Повторяю, можно было признать выводы социал-сионистов неосторожными, поспешными, непроверенными и предпринять более основательное исследование нашего положения. Но сулить голодным людям золотые горы, обещать им чуть ли не полный рай, усыплять в них всякую пытливость перед вопросами антисемитизма, вытеснения и т. п. – вопросами, во всяком случае, великой сложности, с которыми только верхоглядство может начисто разделаться одним кляксом, одним «опровержением», – проповедовать темной массе отказ от всяких сомнений и полную веру в доброго соседа – ведь на все это надо иметь нравственное право. Если мы, сионисты, даже преувеличивали бы в нашем пессимизме, то ведь мы опираемся на опыт страдальческих тысячелетий, на примеры нынешней Галиции, Франции, Германии; мы, наконец, зовем народ к осторожности, к самоопределению – все это принесет ему пользу, даже если мы окажемся неправы. Но во имя каких примеров, в силу чьего опыта, на основании каких данных предсказывают эти люди еврейскому народу никогда еще не виданные блага? По какому праву ручаются они ему за прекращение травли и вражды, призывая тем самым к национальному разоружению, чтобы завтра новая буря захватила нас беззащитными и неготовыми? Прежде чем решиться на одну сотую долю тех обещаний, которыми эти пастыри обольщают измученную народную массу, надо было создать науку вопроса, разработать нетронутые источники, найти в глубине истории строго проверенные аналогии, надо было пережить над этой проблемой все муки испытующей совести, в тишине работать десятки лет, прежде чем выйти на улицу с радостной вестью о близком пришествии мира на землю. Где это все? Где следы хоть легкого колебания перед тем, как эти господа на тысячу ладов запели свою ликующую песню, которую талантливый варшавский памфлет так метко и убийственно заклеймил ее настоящим названием – Маюфес?
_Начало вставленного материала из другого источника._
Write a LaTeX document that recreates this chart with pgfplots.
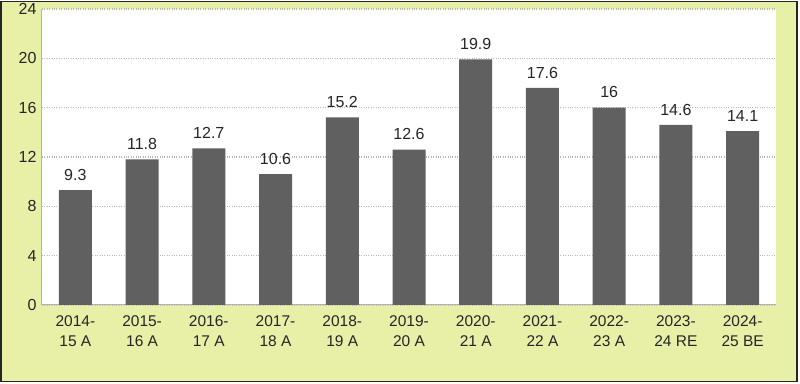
\documentclass[border=0pt]{standalone}
\usepackage{pgfplots}
\pgfplotsset{compat=1.18}
\usepackage{fontspec}
\setmainfont{Liberation Sans}
\definecolor{bg}{HTML}{E8F0A8}
\definecolor{bar}{HTML}{606060}
\begin{document}
\begin{tikzpicture}[x=1pt,y=1pt]
\fill[white] (0,0) rectangle (800,383);
\fill[bg] (0,2) rectangle (797,383);
\draw[black!85,line width=1.5pt] (0.75,2.5) rectangle (797,382.25);
\begin{axis}[
  at={(42pt,79pt)}, anchor=south west,
  scale only axis, width=734pt, height=296pt,
  xmin=-0.5, xmax=10.5, ymin=0, ymax=24,
  ytick={0,4,...,24},
  xtick=data,
  xticklabels={{2014-\\15 A},{2015-\\16 A},{2016-\\17 A},{2017-\\18 A},{2018-\\19 A},{2019-\\20 A},{2020-\\21 A},{2021-\\22 A},{2022-\\23 A},{2023-\\24 RE},{2024-\\25 BE}},
  xticklabel style={align=center, font=\fontsize{15.5}{19.5}\selectfont, inner sep=1pt, yshift=-10pt, text=black!85},
  yticklabel style={font=\fontsize{16}{18}\selectfont, text=black!85, xshift=-2pt},
  /pgf/number format/assume math mode=true,
  axis background/.style={fill=white},
  axis line style={gray!60, line width=1pt},
  axis x line*=bottom, axis y line*=left,
  major tick length=0pt,
  ymajorgrids, grid style={gray!55, dotted, line width=1.2pt},
  ybar, bar width=33pt,
  nodes near coords,
  nodes near coords style={font=\fontsize{16}{18}\selectfont, text=black!85, /pgf/number format/assume math mode=true, yshift=6pt},
  clip=false,
]
\addplot[fill=bar, draw=none] coordinates {(0,9.3) (1,11.8) (2,12.7) (3,10.6) (4,15.2) (5,12.6) (6,19.9) (7,17.6) (8,16) (9,14.6) (10,14.1)};
\end{axis}
\end{tikzpicture}
\end{document}
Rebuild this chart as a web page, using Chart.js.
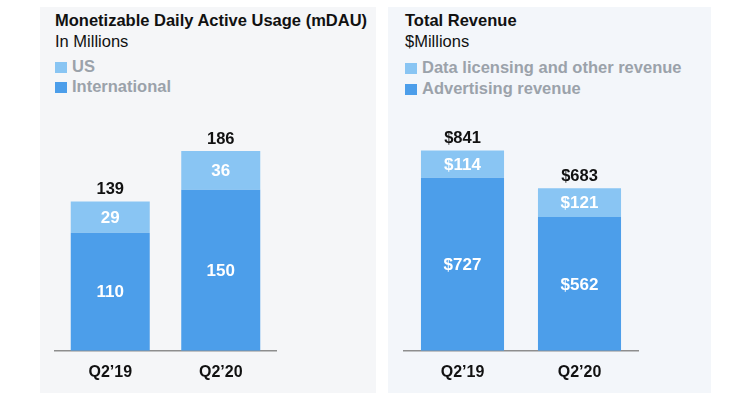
<!DOCTYPE html>
<html>
<head>
<meta charset="utf-8">
<script src="https://cdn.jsdelivr.net/npm/chart.js@4/dist/chart.umd.min.js"></script>
<style>
  html, body { margin:0; padding:0; background:#ffffff; width:750px; height:407px; overflow:hidden; }
  body { position:relative; font-family:"Liberation Sans", Arial, Helvetica, sans-serif; }
  .panel { position:absolute; }
  .t { position:absolute; font-size:16.5px; line-height:20px; white-space:nowrap; }
  .title { font-weight:bold; color:#111111; }
  .sub { color:#111111; }
  .leg { font-weight:bold; color:#9BA2AA; }
  .sw { display:inline-block; width:12px; height:11px; margin-right:5px; vertical-align:-1px; }
  canvas { position:absolute; }
</style>
</head>
<body>
<div class="panel" style="left:40px;top:7px;width:336px;height:386px;background:#F5F6F8"></div>
<div class="panel" style="left:388px;top:7px;width:323px;height:386px;background:#F3F6FA"></div>

<div class="t title" style="left:55px;top:10px">Monetizable Daily Active Usage (mDAU)</div>
<div class="t sub" style="left:55px;top:31px">In Millions</div>
<div class="t leg" style="left:55px;top:56px"><span class="sw" style="background:#89C5F3"></span>US</div>
<div class="t leg" style="left:55px;top:76px"><span class="sw" style="background:#4C9EEA"></span>International</div>

<div class="t title" style="left:405px;top:10px">Total Revenue</div>
<div class="t sub" style="left:405px;top:31px">$Millions</div>
<div class="t leg" style="left:405px;top:57px"><span class="sw" style="background:#89C5F3"></span>Data licensing and other revenue</div>
<div class="t leg" style="left:405px;top:78px"><span class="sw" style="background:#4C9EEA"></span>Advertising revenue</div>

<canvas id="c1" width="336" height="294" style="left:40px;top:100px"></canvas>
<canvas id="c2" width="323" height="294" style="left:388px;top:100px"></canvas>

<script>
// ---- data ----
const quarters = ["Q2\u201919", "Q2\u201920"];
const mdauInternational = [110, 150];
const mdauUS = [29, 36];
const revAdvertising = [727, 562];
const revDataLicensing = [114, 121];
const mdauTotals = [139, 186];
const revTotals = [841, 683];

const LIGHT = "#89C5F3";
const DARK = "#4C9EEA";
const FONT = "'Liberation Sans', Arial, Helvetica, sans-serif";

const labelPlugin = {
  id: "barLabels",
  afterDatasetsDraw(chart, args, opts) {
    const ctx = chart.ctx;
    ctx.save();
    ctx.textAlign = "center";
    ctx.textBaseline = "middle";
    ctx.font = "bold 17px " + FONT;
    chart.data.datasets.forEach((ds, di) => {
      const meta = chart.getDatasetMeta(di);
      meta.data.forEach((bar, i) => {
        ctx.fillStyle = "#ffffff";
        ctx.fillText(opts.prefix + ds.data[i], bar.x, (bar.y + bar.base) / 2 + 1);
      });
    });
    ctx.font = "bold 16.5px " + FONT;
    const topMeta = chart.getDatasetMeta(chart.data.datasets.length - 1);
    topMeta.data.forEach((bar, i) => {
      ctx.fillStyle = "#111111";
      ctx.fillText(opts.prefix + opts.totals[i], bar.x, bar.y - 12);
    });
    ctx.restore();
  }
};

function makeChart(id, bottomData, topData, bottomLabel, topLabel, yMax, pad, prefix, totals, barPct) {
  return new Chart(document.getElementById(id), {
    type: "bar",
    data: {
      labels: quarters,
      datasets: [
        { label: bottomLabel, data: bottomData, backgroundColor: DARK, borderWidth: 0 },
        { label: topLabel, data: topData, backgroundColor: LIGHT, borderWidth: 0 }
      ]
    },
    options: {
      responsive: false,
      animation: false,
      events: [],
      layout: { padding: pad },
      datasets: { bar: { barPercentage: barPct, categoryPercentage: 1 } },
      plugins: {
        legend: { display: false },
        tooltip: { enabled: false },
        barLabels: { prefix: prefix, totals: totals }
      },
      scales: {
        x: {
          stacked: true,
          grid: { display: false, drawTicks: false },
          border: { display: true, color: "#8E8E8E", width: 1.5 },
          ticks: { color: "#111111", padding: 12, font: { family: FONT, size: 16, weight: "bold" } }
        },
        y: {
          stacked: true,
          display: false,
          min: 0,
          max: yMax
        }
      }
    },
    plugins: [labelPlugin]
  });
}

makeChart("c1", mdauInternational, mdauUS, "International", "US", 200,
  { left: 15, right: 100, top: 36, bottom: 0 }, "", mdauTotals, 0.715);
makeChart("c2", revAdvertising, revDataLicensing, "Advertising revenue", "Data licensing and other revenue", 900,
  { left: 16, right: 73, top: 36.5, bottom: 0 }, "$", revTotals, 0.71);
</script>
</body>
</html>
Мы, сионисты, тоже обещаем еврейскому народу лучшую жизнь, но мы ставим это в зависимость от его собственной воли. «Wenn ihr wollt, ist das kein Marchen» ("Если вы захотите, это не будет сказкой", нем., – эпиграф к роману-утопии Т. Герцля «Altneuland», 1902 г., в русском переводе – «Страна возрождения»). Эти же люди хорошо знают, что в их розовой перспективе решающая роль принадлежит чужой, внееврейской воле, воле гоя и воле галута, – и за нее дают они ручательство, от ее имени дают обещания. Пусть мне простят резкость моих выражений, но во всем этом не чуется ни добросовестного отношения к слову, ни честного отношения к народному горю – ничего, кроме ослепляющего панического ужаса перед голою правдой. За границей, когда партия теряет под собой идейную почву, она начинает подкупать своих избирателей. С каждым днем все больше и больше Бунд становится на эту дорогу. Все положительное, что было на его знамени, в более полной форме вошло в лозунги его новых соперников: они его включают, и тем самым они исключают его. Подкуп, подкуп не деньгами, апосулами стал для него теперь единственным средством борьбы. Кроме обещаний, он ничего, ни одного положительного момента не может выдвинуть против сионизма. Бунд как таковой изжил свои положительные ценности. Малейший его шаг вперед будет теперь уже явной капитуляцией перед той или иной из ветвей рабочего сионизма, будет отрицанием Бунда. Оставаясь самим собою, Бунд обречен на застой, ему больше нечем жить, не во что развиваться.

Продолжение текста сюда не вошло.